Taking a cue from the cyber-bard John Perry Barlow, I believe we could be seeing a paradigm shift from the domination of the "music business" to that of the "musician business."
 
The same forces that are undoing the larger music companies are empowering individual musicians. And as a result, the idea of a 'music career' is sprouting new wings as artists and industry careerists begin discarding intoxicating myths and tapping into some new-found powers.

Powers deriving from desktop computers and digital recording gear, from a hyperabundance of entrepreneurial and self-development resources, a segmenting (and reachable) music marketplace, and most importantly, from the Internet - the first tool that puts a global communication and distribution "channel" into the musician's hands.

As venture-funded dotcoms rose, crashed and burned, a quiet revolution has been slowly but surely mounting; one that threatens to turn the music industry on its head. In a peculiar way, the computer sets the music industry back 300 years.

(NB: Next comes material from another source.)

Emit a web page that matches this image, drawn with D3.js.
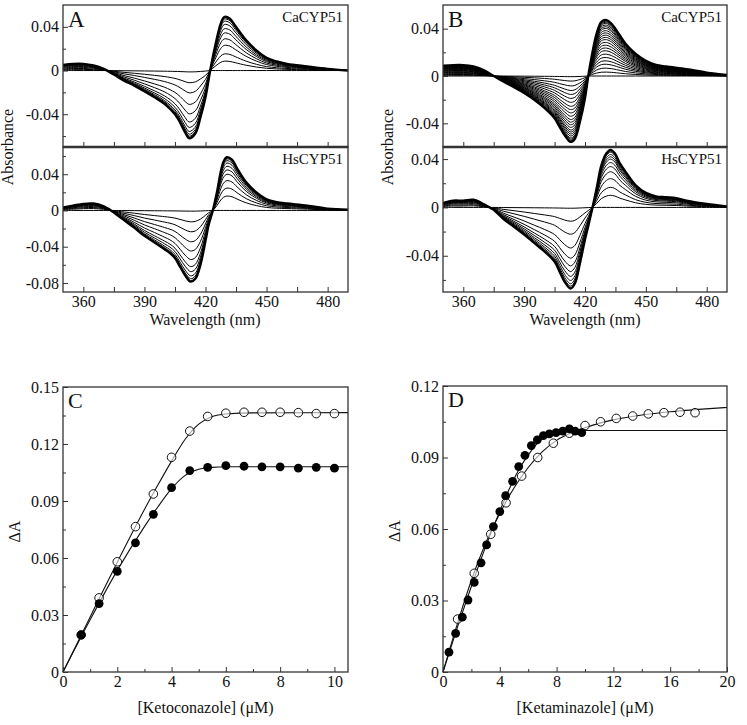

Consider: Musicians of the past performed songs
for royal and religious "patrons" and received support (patronage) in return. It was a direct connection between musician and audience, as small as it was.

Today, with the Net, musicians are capable of galvanizing global audiences, nurturing them through generous communications, and building support models to help them earn a sufficient living. In other words, the Net allows the patron model to re-emerge only this time, rather than having one exclusive patron, a musician may have thousands.

It's a slow-growth strategy but with a pace and quality entirely in the hands of artists and their teams. "Patrons" subscribe for a reasonable price ($30-40/year?) for access to the artist, first call for all new tracks, and extra values like discounted tickets, fully- packaged recordings, posters and exposure to any other works of the artist.

Musicians and bands like Jonatha Brooks, Scooter Scudieri, Maktub, Christine Lavin and Aimee Mann are all using the digital channel (alongside recordings and performances) to grow and nurture supportive fan bases in this way. Again, slow but sure. If you're putting out awesome music, then build it and they will come.